Transaksi yang berputar-putar ini jelas membuat barang-barang jauh lebih mahal dari biasanya, dan suku cadang pesawat bermerek yang dibeli di pasar gelap bisa berharga berkali lipat dari harga jual normal.
"Sederhana. Jika ini berharga US$ 10.000 (Rp 140 juta), saya harus membayar US$ 70.000 (Rp 980 juta)...Setelah puluhan tahun melakukan ini, Anda melihat banyak. Semua orang mengambil bagian mereka. Ini bisnis kotor," kata seorang pejabat maskapai penerbangan Iran kepada Reuters pada 2016.
Satu lagi fasilitator asing Mahan Air, seorang warga negara Turki bernama Gülnihal Yegane, pertama kali muncul dalam pengawasan penegak hukum pada tahun 2013.
Pada saat itu, Rahim Bazdar, seorang Iran yang terhubung dengan Pasukan Quds, berada di bawah pengawasan oleh penyelidik Turki. Selama penyadapan telepon Bazdar, mereka dilaporkan mendengar Yegane mengeluh kepadanya bahwa ia belum dibayar setelah membeli bagian-bagian pesawat buatan AS yang dikendalikan ekspor atas nama Mahan Air. Yegane mendapat sanksi pada 2018 oleh Departemen Keuangan AS karena mengoperasikan banyak bisnis yang membeli, dan atau menerima bagian penerbangan dari vendor asing, termasuk barang-barang yang dikendalikan ekspor, AS, yang kemudian meneruskan bagian-bagian itu ke Mahan Air.
Kasus terbaru yang melibatkan Mahan Air dan pemasok Indonesia, kata Leighton, hanya segelintir lapisan puncak gunung es ketika menyangkut kegiatan ilegal Iran di Asia Tenggara, khususnya di Indonesia, Singapura dan Thailand.
"Ini akan menjadi area yang layak untuk eksplorasi lebih lanjut untuk layanan intelijen dan jurnalis. Tapi ingat, Iran sering bermain mengalah untuk menang," katanya.
Tahun lalu Amerika Serikat menjatuhkan sanksi terhadap banyak entitas yang terkait dengan Mahan Air, termasuk agen penjualan luar negeri dan perusahaan cabang yang digunakan untuk mendapatkan suku cadang pesawat.

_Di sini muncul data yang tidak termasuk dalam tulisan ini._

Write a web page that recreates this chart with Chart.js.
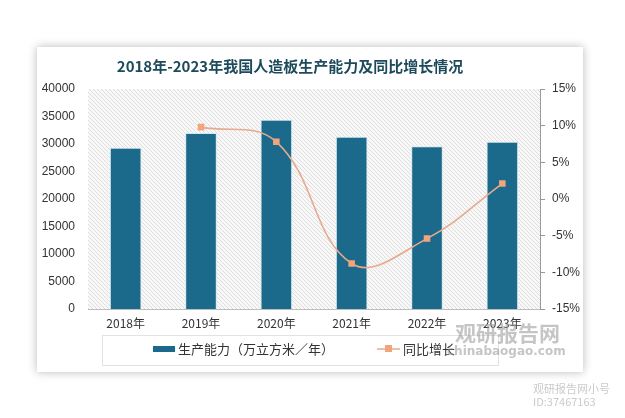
<!DOCTYPE html>
<html>
<head>
<meta charset="utf-8">
<script src="https://cdn.jsdelivr.net/npm/chart.js@4/dist/chart.umd.min.js"></script>
<style>
  body { margin: 0; background: #fff; }
  #card { position: absolute; left: 37px; top: 47px; width: 546px; height: 325px;
          background: #fff; box-shadow: 0 0 9px rgba(0,0,0,0.28); }
  #myChart { position: absolute; left: 0; top: 0; }
</style>
</head>
<body>
<div id="card"></div>
<canvas id="myChart" width="625" height="418"></canvas>
<script>
// data
const years = ["2018年", "2019年", "2020年", "2021年", "2022年", "2023年"];
const capacity = [29300, 32000, 34400, 31300, 29600, 30400];
const growth = [null, 9.8, 7.8, -8.8, -5.4, 2.1];
const capacityLabel = "生产能力（万立方米／年）";
const growthLabel = "同比增长";
const titleText = "2018年-2023年我国人造板生产能力及同比增长情况";

const barColor = "#1b6a8b";
const lineColor = "#e9a98e";
const markColor = "#f2a47c";

// diagonal hatch for the plot area
function hatch() {
    const c = document.createElement("canvas");
    c.width = 4; c.height = 4;
    const g = c.getContext("2d");
    g.fillStyle = "#f8f8f8";
    g.fillRect(0, 0, 4, 4);
    g.strokeStyle = "#dedede";
    g.lineWidth = 1;
    g.beginPath();
    g.moveTo(0, 0); g.lineTo(4, 4);
    g.moveTo(-1, 3); g.lineTo(1, 5);
    g.moveTo(3, -1); g.lineTo(5, 1);
    g.stroke();
    return c;
}

const decor = {
    id: "decor",
    beforeDraw(chart) {
        const ctx = chart.ctx, a = chart.chartArea;
        ctx.save();
        ctx.fillStyle = ctx.createPattern(hatch(), "repeat");
        ctx.fillRect(a.left, a.top, a.right - a.left, a.bottom - a.top);
        ctx.restore();
    },
    afterDraw(chart) {
        const ctx = chart.ctx;
        ctx.save();
        // title
        ctx.fillStyle = "#1e4b5b";
        ctx.font = "bold 15px 'Noto Sans CJK SC'";
        ctx.textAlign = "center";
        ctx.textBaseline = "middle";
        ctx.fillText(titleText, 290, 66);

        // legend box
        ctx.strokeStyle = "#e2e2e2";
        ctx.lineWidth = 1;
        ctx.strokeRect(102.5, 335.5, 396, 30);
        ctx.font = "13px 'Noto Sans CJK SC'";
        ctx.textAlign = "left";
        ctx.fillStyle = barColor;
        ctx.fillRect(153, 346, 22, 6);
        ctx.fillStyle = "#333";
        ctx.fillText(capacityLabel, 178, 349);
        ctx.strokeStyle = lineColor;
        ctx.lineWidth = 1.5;
        ctx.beginPath(); ctx.moveTo(377, 349); ctx.lineTo(400, 349); ctx.stroke();
        ctx.fillStyle = markColor;
        ctx.fillRect(385, 345, 7, 7);
        ctx.fillStyle = "#333";
        ctx.fillText(growthLabel, 403, 349);

        // watermarks
        ctx.fillStyle = "rgba(150,150,150,0.55)";
        ctx.font = "bold 21px 'Noto Sans CJK SC'";
        ctx.fillText("观研报告网", 455, 333);
        ctx.font = "bold 12px 'DejaVu Sans'";
        ctx.fillText("chinabaogao.com", 447, 352);
        ctx.fillStyle = "rgba(150,150,150,0.5)";
        ctx.font = "11px 'Noto Sans CJK SC'";
        ctx.fillText("观研报告网小号", 533, 389);
        ctx.fillText("ID:37467163", 533, 402);
        ctx.restore();
    }
};

new Chart(document.getElementById("myChart").getContext("2d"), {
    type: "bar",
    data: {
        labels: years,
        datasets: [
            {
                type: "line",
                label: growthLabel,
                data: growth,
                yAxisID: "y1",
                borderColor: lineColor,
                borderWidth: 1.6,
                tension: 0.4,
                pointStyle: "rect",
                pointRadius: 3.5,
                pointBackgroundColor: markColor,
                pointBorderColor: markColor,
                order: 0
            },
            {
                label: capacityLabel,
                data: capacity,
                yAxisID: "y",
                backgroundColor: barColor,
                borderColor: "#d3e9f1",
                borderWidth: 1,
                categoryPercentage: 1,
                barPercentage: 0.42,
                order: 1
            }
        ]
    },
    options: {
        responsive: false,
        animation: false,
        layout: { padding: { left: 0, right: 0, top: 89, bottom: 79 } },
        plugins: { legend: { display: false }, tooltip: { enabled: false } },
        scales: {
            x: {
                grid: { display: false, drawTicks: false },
                border: { color: "#bdbdbd" },
                ticks: { color: "#333", font: { size: 12, family: "'Noto Sans CJK SC'" }, padding: 7 },
                afterFit: s => { s.height = 30; }
            },
            y: {
                position: "left",
                min: 0, max: 40000,
                grid: { display: false, drawTicks: false },
                border: { display: false },
                ticks: { stepSize: 5000, color: "#333", font: { size: 12, family: "'Liberation Sans'" }, padding: 13,
                         callback: v => String(v) },
                afterFit: s => { s.width = 88; }
            },
            y1: {
                position: "right",
                min: -15, max: 15,
                grid: { drawOnChartArea: false, tickLength: 5, color: "#999" },
                border: { color: "#999" },
                ticks: { stepSize: 5, color: "#333", font: { size: 12, family: "'Liberation Sans'" }, padding: 7,
                         callback: v => v + "%" },
                afterFit: s => { s.width = 85; }
            }
        }
    },
    plugins: [decor]
});
</script>
</body>
</html>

Awal bulan ini, Kantor Pengendalian Aset Asing Departemen Keuangan AS memberikan sanksi pada tiga agen penjualan Mahan Air yang beroperasi di Uni Emirat Arab dan Hong Kong. Italia, Prancis, dan Jerman telah melarang penerbangan Mahan Air mendarat di negara mereka, yang dilaporkan karena tekanan dari pemerintah AS atas sanksi Iran.